Within the material below, find each line bearing the word "React" and present it.
[BEGIN]
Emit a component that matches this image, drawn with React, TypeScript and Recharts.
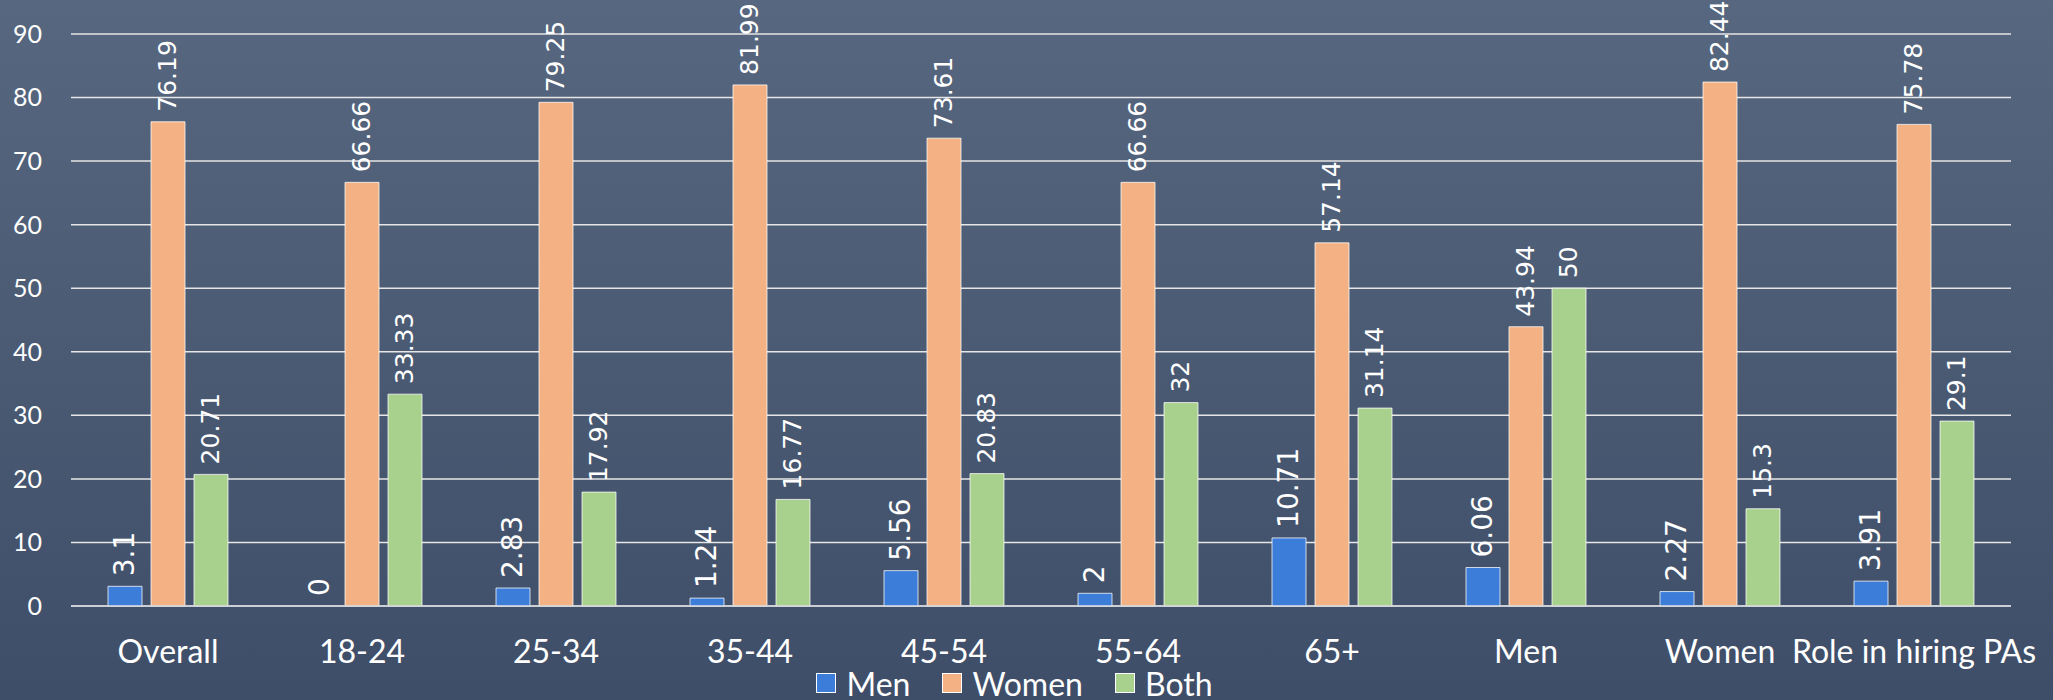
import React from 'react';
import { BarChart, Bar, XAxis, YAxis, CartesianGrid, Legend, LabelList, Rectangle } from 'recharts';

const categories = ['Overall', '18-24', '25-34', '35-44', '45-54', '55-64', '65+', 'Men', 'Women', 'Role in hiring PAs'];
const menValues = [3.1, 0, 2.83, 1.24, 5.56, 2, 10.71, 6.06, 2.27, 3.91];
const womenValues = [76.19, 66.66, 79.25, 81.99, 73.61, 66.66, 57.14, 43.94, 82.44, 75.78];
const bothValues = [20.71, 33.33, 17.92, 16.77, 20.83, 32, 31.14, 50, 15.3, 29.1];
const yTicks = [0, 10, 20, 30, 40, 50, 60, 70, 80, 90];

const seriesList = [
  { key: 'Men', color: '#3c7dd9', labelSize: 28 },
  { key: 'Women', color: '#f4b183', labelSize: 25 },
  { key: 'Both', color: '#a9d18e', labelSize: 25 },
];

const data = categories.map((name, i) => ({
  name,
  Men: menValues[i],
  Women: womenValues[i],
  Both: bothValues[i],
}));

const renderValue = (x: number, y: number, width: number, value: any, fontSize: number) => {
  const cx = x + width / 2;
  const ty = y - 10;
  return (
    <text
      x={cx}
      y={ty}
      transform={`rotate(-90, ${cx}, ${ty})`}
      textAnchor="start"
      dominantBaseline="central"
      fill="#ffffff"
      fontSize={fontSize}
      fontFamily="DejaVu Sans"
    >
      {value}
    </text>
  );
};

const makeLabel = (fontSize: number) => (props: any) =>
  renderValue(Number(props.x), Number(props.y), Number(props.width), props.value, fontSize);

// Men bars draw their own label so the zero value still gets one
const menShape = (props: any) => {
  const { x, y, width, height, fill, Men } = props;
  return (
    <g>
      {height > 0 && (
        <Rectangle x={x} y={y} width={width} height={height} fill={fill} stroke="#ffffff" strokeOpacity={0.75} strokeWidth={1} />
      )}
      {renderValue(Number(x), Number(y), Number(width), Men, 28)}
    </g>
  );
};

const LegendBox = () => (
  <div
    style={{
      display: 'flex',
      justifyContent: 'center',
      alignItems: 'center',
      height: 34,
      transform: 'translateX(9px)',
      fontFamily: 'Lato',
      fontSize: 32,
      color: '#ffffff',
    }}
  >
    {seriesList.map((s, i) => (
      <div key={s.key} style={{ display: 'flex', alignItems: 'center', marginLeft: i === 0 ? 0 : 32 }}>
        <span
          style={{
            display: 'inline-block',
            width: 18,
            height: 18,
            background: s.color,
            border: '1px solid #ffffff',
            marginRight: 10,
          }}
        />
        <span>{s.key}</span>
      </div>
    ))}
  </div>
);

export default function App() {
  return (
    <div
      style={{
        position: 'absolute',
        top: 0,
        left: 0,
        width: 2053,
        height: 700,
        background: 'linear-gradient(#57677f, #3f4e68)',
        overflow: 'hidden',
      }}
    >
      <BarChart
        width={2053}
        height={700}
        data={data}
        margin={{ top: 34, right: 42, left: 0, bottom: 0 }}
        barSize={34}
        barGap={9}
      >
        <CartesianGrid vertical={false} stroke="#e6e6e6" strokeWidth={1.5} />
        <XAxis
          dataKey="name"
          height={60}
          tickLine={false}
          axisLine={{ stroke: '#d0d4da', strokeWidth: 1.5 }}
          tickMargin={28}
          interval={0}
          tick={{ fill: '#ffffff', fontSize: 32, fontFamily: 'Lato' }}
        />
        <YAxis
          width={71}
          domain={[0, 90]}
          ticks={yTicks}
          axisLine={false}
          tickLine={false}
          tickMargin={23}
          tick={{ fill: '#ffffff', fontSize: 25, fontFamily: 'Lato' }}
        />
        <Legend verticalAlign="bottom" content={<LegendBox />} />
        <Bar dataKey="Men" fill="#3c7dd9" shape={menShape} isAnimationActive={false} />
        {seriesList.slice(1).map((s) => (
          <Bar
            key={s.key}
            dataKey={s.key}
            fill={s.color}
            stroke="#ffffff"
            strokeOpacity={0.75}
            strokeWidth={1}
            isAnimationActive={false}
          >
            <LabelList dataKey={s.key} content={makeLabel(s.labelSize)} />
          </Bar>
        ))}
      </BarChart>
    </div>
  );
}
[END]
## Result of the exercise
Emit a component that matches this image, drawn with React, TypeScript and Recharts.
import React from 'react';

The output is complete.